The Plot Against America by Philip Roth: Season 20 Episode 4
Mean Book Club Roasts Philip Roth’s The Plot Against America
For this episode, the Mean Book Club team set their sights on one of the biggest names in American literature: Philip Roth. His 2004 alternate-history novel, The Plot Against America, imagines a world where Charles Lindbergh defeats FDR in 1940 and ushers in a wave of creeping fascism. It’s dense, heavy, and political—basically the polar opposite of the breezy airport thrillers MBC often tackles. Which means, of course, it’s perfect roast material.
First Impressions: “Not For Me”
The episode opens with a clear split among the hosts. One confesses right away: “Alternate history, not for me. I’m more of a real history person.” Another admits they just couldn’t connect with Roth’s style, despite the book’s critical acclaim.
It sets the tone: this isn’t going to be a reverent literary dissection. This is a comedy book club where highbrow gets dragged back down to earth.
Tangents Before Takeoff
True to form, the conversation swerves into chaos before Roth even gets his full introduction. Someone asks: “Where’s the craziest place everyone’s peed?” Suddenly the group is trading stories about public bathrooms, awkward emergencies, and childhood mishaps.
That mix of toilet humor and book talk is signature MBC—it disarms the seriousness of Roth’s premise while keeping listeners laughing.
Breaking Down Roth’s America
Once the hosts get around to the actual book, they boil it down with deliciously reductive shorthand:
“Ooh, scary plot. Not seen. Danger. Fascism, little boys, stamps.”
From there, they highlight what stood out most:
The Lindbergh Presidency: The idea of an American icon turning into a fascist figurehead is chilling on paper. For the hosts, though, it’s mostly a launchpad for jokes about aviation, baby kidnapping scandals, and “Would you really vote for a guy just because he flew a plane once?”
The Stamp Obsession: Roth devotes surprising space to stamp collecting as a symbol of Americana. The hosts can’t resist skewering this fixation, treating stamps as the book’s accidental comic relief.
The Roth Voice: Dense sentences, heavy-handed themes, and a self-serious tone made the novel feel more like homework than a page-turner.
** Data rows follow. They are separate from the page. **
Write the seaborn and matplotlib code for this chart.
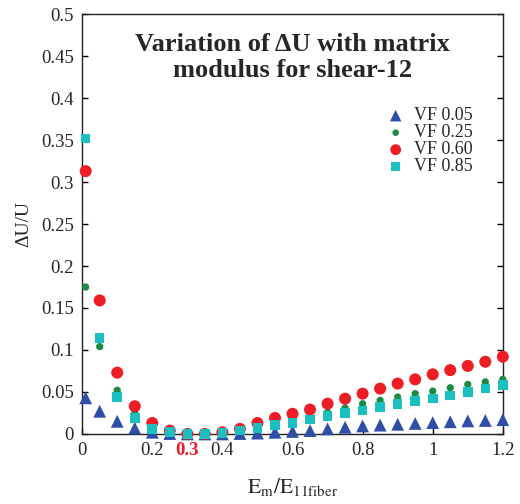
import numpy as np
import pandas as pd
import seaborn as sns
import matplotlib
matplotlib.use("Agg")
import matplotlib.pyplot as plt
from matplotlib.ticker import FuncFormatter

# ratio of matrix modulus to fiber modulus
em_ratio = [0.01, 0.05, 0.1, 0.15, 0.2, 0.25, 0.3, 0.35, 0.4, 0.45, 0.5, 0.55, 0.6,
            0.65, 0.7, 0.75, 0.8, 0.85, 0.9, 0.95, 1.0, 1.05, 1.1, 1.15, 1.2]

vf_005 = [0.043, 0.027, 0.015, 0.007, 0.002, 0.0005, 0.0, 0.0, 0.0, 0.0005, 0.001, 0.002, 0.003,
          0.004, 0.006, 0.008, 0.0095, 0.0105, 0.0115, 0.0125, 0.0135, 0.0145, 0.0155, 0.016, 0.017]
vf_025 = [0.175, 0.104, 0.052, 0.025, 0.009, 0.002, 0.0, 0.0, 0.001, 0.004, 0.008, 0.012, 0.016,
          0.02, 0.026, 0.031, 0.036, 0.04, 0.044, 0.048, 0.051, 0.055, 0.059, 0.062, 0.065]
vf_060 = [0.313, 0.159, 0.073, 0.033, 0.013, 0.004, 0.0, 0.0, 0.002, 0.006, 0.013, 0.019, 0.024,
          0.029, 0.036, 0.042, 0.048, 0.054, 0.06, 0.065, 0.071, 0.076, 0.081, 0.086, 0.092]
vf_085 = [0.352, 0.114, 0.044, 0.019, 0.006, 0.002, 0.0, 0.0, 0.001, 0.004, 0.007, 0.0105, 0.013,
          0.017, 0.021, 0.025, 0.028, 0.032, 0.036, 0.039, 0.042, 0.046, 0.05, 0.054, 0.058]

labels = ["VF 0.05", "VF 0.25", "VF 0.60", "VF 0.85"]

df = pd.DataFrame({
    "x": em_ratio * 4,
    "y": vf_005 + vf_025 + vf_060 + vf_085,
    "vf": sum([[l] * len(em_ratio) for l in labels], []),
})

sns.set_theme(style="white")
plt.rcParams['font.family'] = ['Liberation Serif', 'DejaVu Serif']
plt.rcParams['mathtext.fontset'] = 'stix'

colors = {"VF 0.05": "#2f4fa6", "VF 0.25": "#1b8a45", "VF 0.60": "#ee1c25", "VF 0.85": "#1cbfbf"}
markers = {"VF 0.05": "^", "VF 0.25": "8", "VF 0.60": "o", "VF 0.85": "s"}
sizes = {"VF 0.05": 85, "VF 0.25": 30, "VF 0.60": 75, "VF 0.85": 48}

fig = plt.figure(figsize=(5.2, 5.04), dpi=100)
ax = fig.add_axes([0.158, 0.139, 0.809, 0.833])

for lab in labels:
    sub = df[df["vf"] == lab]
    sns.scatterplot(data=sub, x="x", y="y", ax=ax, color=colors[lab], marker=markers[lab],
                    s=sizes[lab], edgecolor="none", label=lab, clip_on=False, zorder=3)

ax.set_xlim(0, 1.2)
ax.set_ylim(0, 0.5)
ax.set_xticks([0, 0.2, 0.3, 0.4, 0.6, 0.8, 1.0, 1.2])
ax.set_yticks(np.arange(0, 0.51, 0.05))
fmt = FuncFormatter(lambda v, p: "%g" % round(v, 3))
ax.xaxis.set_major_formatter(fmt)
ax.yaxis.set_major_formatter(fmt)
ax.tick_params(axis="both", direction="in", length=4, width=1, color="black",
               labelsize=13.5, pad=6, left=True, right=True, bottom=True, top=False)
for t in ax.get_xticklabels():
    if t.get_text() == "0.3":
        t.set_color("#ee1c25")
        t.set_fontweight("bold")

for sp in ax.spines.values():
    sp.set_color("#222222")
    sp.set_linewidth(1.0)

ax.set_xlabel(r"$\mathrm{E_m/E_{11fiber}}$", fontsize=15.5, labelpad=12)
ax.set_ylabel("ΔU/U", fontsize=14, labelpad=6)

ax.text(0.6, 0.4775, "Variation of ΔU with matrix\nmodulus for shear-12",
        ha="center", va="top", fontsize=19, fontweight="bold", linespacing=1.15)

leg = ax.legend(loc="upper right", bbox_to_anchor=(0.945, 0.795), frameon=False,
                fontsize=13, handletextpad=0.0, labelspacing=0.0, borderaxespad=0,
                markerscale=0.9)

fig.savefig("out.png", dpi=100)
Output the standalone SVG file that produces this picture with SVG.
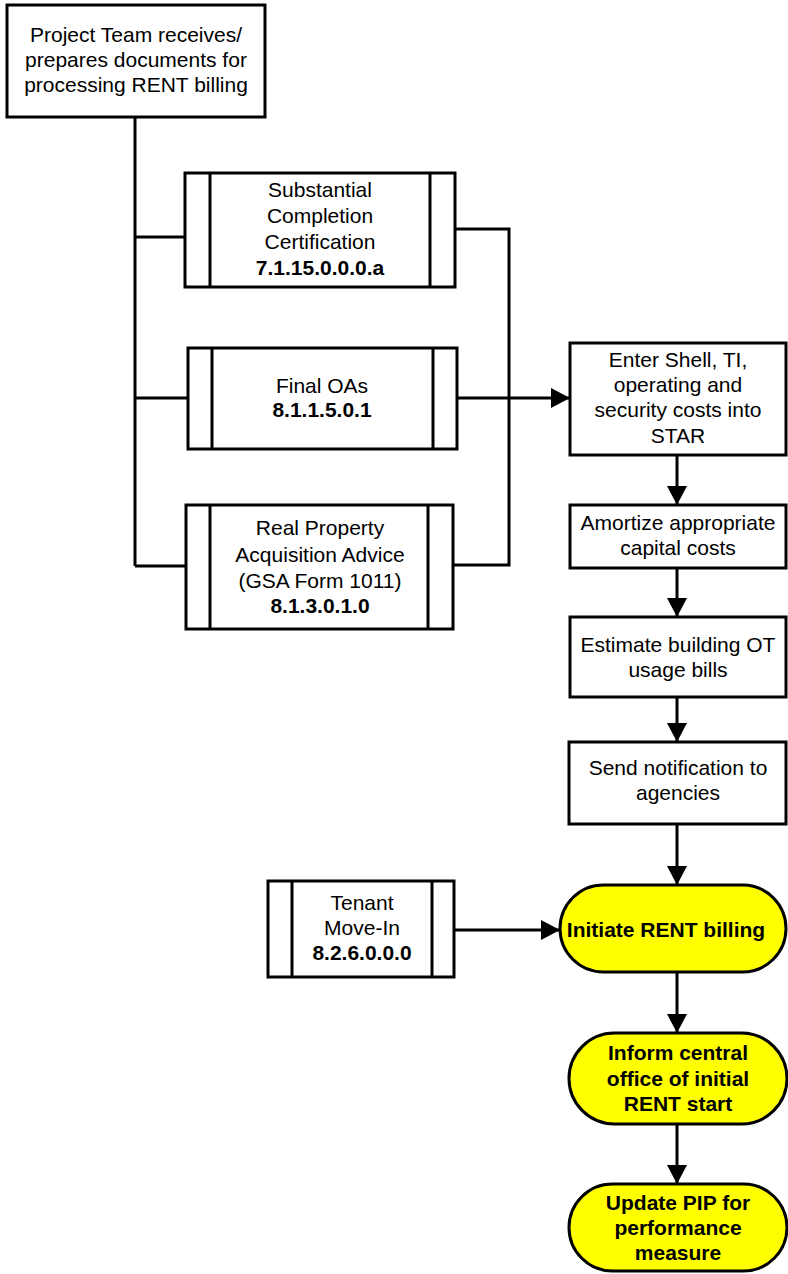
<svg xmlns="http://www.w3.org/2000/svg" width="788" height="1274" viewBox="0 0 788 1274">
<style>
.b{fill:#fff;stroke:#000;stroke-width:3}
.y{fill:#ffff00;stroke:#000;stroke-width:3}
.l{fill:none;stroke:#000;stroke-width:3}
text{font-family:"Liberation Sans",Arial,sans-serif;font-size:21px;fill:#000;text-anchor:middle}
.bd{font-weight:bold}
</style>
<defs>
<marker id="ah" markerUnits="userSpaceOnUse" markerWidth="19" markerHeight="20" refX="19" refY="10" orient="auto">
<path d="M0,0 L19,10 L0,20 z" fill="#000"/>
</marker>
</defs>
<g id="connectors">
<path class="l" d="M135,117 V566"/>
<path class="l" d="M135,237 H185"/>
<path class="l" d="M135,398 H188"/>
<path class="l" d="M135,566 H186"/>
<path class="l" d="M455,229 H509 V565 H453"/>
<path class="l" d="M457,398 H570" marker-end="url(#ah)"/>
<path class="l" d="M677,455 V505" marker-end="url(#ah)"/>
<path class="l" d="M677,568 V617" marker-end="url(#ah)"/>
<path class="l" d="M677,697 V742" marker-end="url(#ah)"/>
<path class="l" d="M677,824 V885" marker-end="url(#ah)"/>
<path class="l" d="M677,972 V1033" marker-end="url(#ah)"/>
<path class="l" d="M677,1124 V1184" marker-end="url(#ah)"/>
<path class="l" d="M454,930 H560" marker-end="url(#ah)"/>
</g>
<g id="project-team">
<rect class="b" x="7" y="5" width="258" height="112"/>
<text x="136" y="42">Project Team receives/</text>
<text x="136" y="67">prepares documents for</text>
<text x="136" y="92">processing RENT billing</text>
</g>
<g id="substantial">
<rect class="b" x="185" y="173" width="270" height="114"/>
<path class="l" d="M210,173 V287 M430,173 V287"/>
<text x="320" y="197">Substantial</text>
<text x="320" y="223">Completion</text>
<text x="320" y="249">Certification</text>
<text x="320" y="275" class="bd">7.1.15.0.0.0.a</text>
</g>
<g id="final-oas">
<rect class="b" x="188" y="348" width="269" height="101"/>
<path class="l" d="M212,348 V449 M433,348 V449"/>
<text x="322" y="393">Final OAs</text>
<text x="322" y="417" class="bd">8.1.1.5.0.1</text>
</g>
<g id="real-property">
<rect class="b" x="186" y="505" width="267" height="124"/>
<path class="l" d="M210,505 V629 M428,505 V629"/>
<text x="320" y="535">Real Property</text>
<text x="320" y="562">Acquisition Advice</text>
<text x="320" y="588">(GSA Form 1011)</text>
<text x="320" y="613" class="bd">8.1.3.0.1.0</text>
</g>
<g id="enter-shell">
<rect class="b" x="570" y="343" width="216" height="112"/>
<text x="678" y="367">Enter Shell, TI,</text>
<text x="678" y="392">operating and</text>
<text x="678" y="417">security costs into</text>
<text x="678" y="443">STAR</text>
</g>
<g id="amortize">
<rect class="b" x="570" y="505" width="216" height="63"/>
<text x="678" y="530">Amortize appropriate</text>
<text x="678" y="555">capital costs</text>
</g>
<g id="estimate">
<rect class="b" x="570" y="617" width="216" height="80"/>
<text x="678" y="652">Estimate building OT</text>
<text x="678" y="677">usage bills</text>
</g>
<g id="send-notification">
<rect class="b" x="569" y="742" width="217" height="82"/>
<text x="678" y="775">Send notification to</text>
<text x="678" y="800">agencies</text>
</g>
<g id="tenant">
<rect class="b" x="268" y="881" width="186" height="96"/>
<path class="l" d="M292,881 V977 M432,881 V977"/>
<text x="362" y="910">Tenant</text>
<text x="362" y="935">Move-In</text>
<text x="362" y="960" class="bd">8.2.6.0.0.0</text>
</g>
<g id="initiate">
<rect class="y" x="560" y="885" width="226" height="87" rx="43.5" ry="43.5"/>
<text x="666" y="937" class="bd">Initiate RENT billing</text>
</g>
<g id="inform">
<rect class="y" x="569" y="1033" width="218" height="91" rx="45.5" ry="45.5"/>
<text x="678" y="1060" class="bd">Inform central</text>
<text x="678" y="1086" class="bd">office of initial</text>
<text x="678" y="1111" class="bd">RENT start</text>
</g>
<g id="update">
<rect class="y" x="569" y="1184" width="218" height="87" rx="43.5" ry="43.5"/>
<text x="678" y="1210" class="bd">Update PIP for</text>
<text x="678" y="1235" class="bd">performance</text>
<text x="678" y="1260" class="bd">measure</text>
</g>
</svg>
One host sums it up: “It’s important, but is it fun? Not for me.”
Comedy in the Critique
Despite the endless riffs, the hosts do dig into some of the book’s meatier ideas: What does it mean to imagine fascism rising in America? How much of Roth’s fear feels eerily contemporary? Could a charismatic celebrity (then Lindbergh, now… fill in your favorite modern example) really lead the country down a dark path?
But those conversations are always balanced with silliness. At one point, someone interrupts the political analysis with: “But who is America if not our nation’s children?” The mix of sincerity and absurdity is the show’s secret sauce.
Favorite Tangents
Weird bathrooms: The peeing stories become a recurring bit, popping up whenever the book gets too grim.
Stamps as symbolism: By the end, stamps have become a running gag, shorthand for Roth’s tendency to over-explain.
America’s kids: The idea of children as the nation itself spirals into goofy philosophical riffs.
Pull Quotes That Sum It Up
“Alternate history, not for me.”
“Where’s the craziest place everyone’s peed?”
“Ooh, scary plot. Not seen. Danger. Fascism, little boys, stamps.”
“But who is America if not our nation’s children?”
The Verdict
By the episode’s end, the verdict on Roth is clear: he may be a titan of literature, but he’s also kind of exhausting. The Plot Against America might be important, but it’s not particularly fun—and fun is the Mean Book Club’s gold standard.
Instead of a dry seminar, listeners get a blend of political critique, absurd tangents, and group chemistry that makes even Roth’s heaviest prose feel lighter.
Bottom line: if you’ve ever struggled through a “great American novel” and wondered if it was you or the book—this episode will make you feel seen. And probably make you laugh about stamps.